____ Material provided
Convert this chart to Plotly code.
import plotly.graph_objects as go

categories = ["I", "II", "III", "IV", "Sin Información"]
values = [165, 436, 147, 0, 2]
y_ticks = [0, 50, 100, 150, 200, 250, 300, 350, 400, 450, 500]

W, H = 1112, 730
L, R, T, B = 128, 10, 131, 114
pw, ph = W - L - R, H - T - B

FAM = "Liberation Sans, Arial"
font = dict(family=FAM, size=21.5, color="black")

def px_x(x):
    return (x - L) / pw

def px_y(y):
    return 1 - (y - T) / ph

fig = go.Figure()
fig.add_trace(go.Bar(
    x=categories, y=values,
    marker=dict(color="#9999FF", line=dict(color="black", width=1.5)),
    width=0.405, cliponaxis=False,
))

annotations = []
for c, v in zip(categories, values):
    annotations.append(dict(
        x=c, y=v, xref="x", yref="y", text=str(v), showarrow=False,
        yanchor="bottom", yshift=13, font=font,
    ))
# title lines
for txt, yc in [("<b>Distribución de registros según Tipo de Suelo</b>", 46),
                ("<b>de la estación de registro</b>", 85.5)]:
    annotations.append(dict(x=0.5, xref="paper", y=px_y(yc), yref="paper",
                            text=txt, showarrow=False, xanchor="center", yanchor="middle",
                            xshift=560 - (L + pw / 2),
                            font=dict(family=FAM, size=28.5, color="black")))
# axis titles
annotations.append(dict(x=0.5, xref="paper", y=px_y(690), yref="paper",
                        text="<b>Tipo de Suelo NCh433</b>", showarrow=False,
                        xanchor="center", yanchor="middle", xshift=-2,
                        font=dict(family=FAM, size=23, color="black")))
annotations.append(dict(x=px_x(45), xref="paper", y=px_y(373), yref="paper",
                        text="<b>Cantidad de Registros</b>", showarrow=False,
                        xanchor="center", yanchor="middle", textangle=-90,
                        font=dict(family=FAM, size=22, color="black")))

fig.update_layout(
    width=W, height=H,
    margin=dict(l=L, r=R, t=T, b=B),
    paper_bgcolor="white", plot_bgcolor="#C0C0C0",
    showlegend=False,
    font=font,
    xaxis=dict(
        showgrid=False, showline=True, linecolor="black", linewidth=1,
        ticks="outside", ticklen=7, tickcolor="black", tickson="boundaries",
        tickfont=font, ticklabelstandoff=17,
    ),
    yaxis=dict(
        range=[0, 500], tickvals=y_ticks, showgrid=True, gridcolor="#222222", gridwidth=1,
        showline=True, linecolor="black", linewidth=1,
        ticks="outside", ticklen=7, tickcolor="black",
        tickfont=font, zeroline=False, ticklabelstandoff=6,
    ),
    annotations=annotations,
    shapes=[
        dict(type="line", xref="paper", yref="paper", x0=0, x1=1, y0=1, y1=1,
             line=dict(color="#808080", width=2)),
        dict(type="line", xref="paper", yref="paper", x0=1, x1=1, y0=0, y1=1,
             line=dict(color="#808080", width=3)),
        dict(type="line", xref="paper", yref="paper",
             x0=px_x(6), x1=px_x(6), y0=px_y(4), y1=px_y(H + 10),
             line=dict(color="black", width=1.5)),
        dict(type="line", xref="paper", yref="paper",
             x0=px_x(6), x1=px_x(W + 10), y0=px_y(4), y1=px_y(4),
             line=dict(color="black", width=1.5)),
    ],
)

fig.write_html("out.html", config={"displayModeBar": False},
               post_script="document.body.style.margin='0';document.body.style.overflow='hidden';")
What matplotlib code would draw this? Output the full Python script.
________
Given task =>
Each record above should be restated word for word.

The output =>
Convert this chart to Plotly code.
import plotly.graph_objects as go

categories = ["I", "II", "III", "IV", "Sin Información"]
values = [165, 436, 147, 0, 2]
y_ticks = [0, 50, 100, 150, 200, 250, 300, 350, 400, 450, 500]

W, H = 1112, 730
L, R, T, B = 128, 10, 131, 114
pw, ph = W - L - R, H - T - B

FAM = "Liberation Sans, Arial"
font = dict(family=FAM, size=21.5, color="black")

def px_x(x):
    return (x - L) / pw

def px_y(y):
    return 1 - (y - T) / ph

fig = go.Figure()
fig.add_trace(go.Bar(
    x=categories, y=values,
    marker=dict(color="#9999FF", line=dict(color="black", width=1.5)),
    width=0.405, cliponaxis=False,
))

annotations = []
for c, v in zip(categories, values):
    annotations.append(dict(
        x=c, y=v, xref="x", yref="y", text=str(v), showarrow=False,
        yanchor="bottom", yshift=13, font=font,
    ))
# title lines
for txt, yc in [("<b>Distribución de registros según Tipo de Suelo</b>", 46),
                ("<b>de la estación de registro</b>", 85.5)]:
    annotations.append(dict(x=0.5, xref="paper", y=px_y(yc), yref="paper",
                            text=txt, showarrow=False, xanchor="center", yanchor="middle",
                            xshift=560 - (L + pw / 2),
                            font=dict(family=FAM, size=28.5, color="black")))
# axis titles
annotations.append(dict(x=0.5, xref="paper", y=px_y(690), yref="paper",
                        text="<b>Tipo de Suelo NCh433</b>", showarrow=False,
                        xanchor="center", yanchor="middle", xshift=-2,
                        font=dict(family=FAM, size=23, color="black")))
annotations.append(dict(x=px_x(45), xref="paper", y=px_y(373), yref="paper",
                        text="<b>Cantidad de Registros</b>", showarrow=False,
                        xanchor="center", yanchor="middle", textangle=-90,
                        font=dict(family=FAM, size=22, color="black")))

fig.update_layout(
    width=W, height=H,
    margin=dict(l=L, r=R, t=T, b=B),
    paper_bgcolor="white", plot_bgcolor="#C0C0C0",
    showlegend=False,
    font=font,
    xaxis=dict(
        showgrid=False, showline=True, linecolor="black", linewidth=1,
        ticks="outside", ticklen=7, tickcolor="black", tickson="boundaries",
        tickfont=font, ticklabelstandoff=17,
    ),
    yaxis=dict(
        range=[0, 500], tickvals=y_ticks, showgrid=True, gridcolor="#222222", gridwidth=1,
        showline=True, linecolor="black", linewidth=1,
        ticks="outside", ticklen=7, tickcolor="black",
        tickfont=font, zeroline=False, ticklabelstandoff=6,
    ),
    annotations=annotations,
    shapes=[
        dict(type="line", xref="paper", yref="paper", x0=0, x1=1, y0=1, y1=1,
             line=dict(color="#808080", width=2)),
        dict(type="line", xref="paper", yref="paper", x0=1, x1=1, y0=0, y1=1,
             line=dict(color="#808080", width=3)),
        dict(type="line", xref="paper", yref="paper",
             x0=px_x(6), x1=px_x(6), y0=px_y(4), y1=px_y(H + 10),
             line=dict(color="black", width=1.5)),
        dict(type="line", xref="paper", yref="paper",
             x0=px_x(6), x1=px_x(W + 10), y0=px_y(4), y1=px_y(4),
             line=dict(color="black", width=1.5)),
    ],
)

fig.write_html("out.html", config={"displayModeBar": False},
               post_script="document.body.style.margin='0';document.body.style.overflow='hidden';")
What matplotlib code would draw this? Output the full Python script.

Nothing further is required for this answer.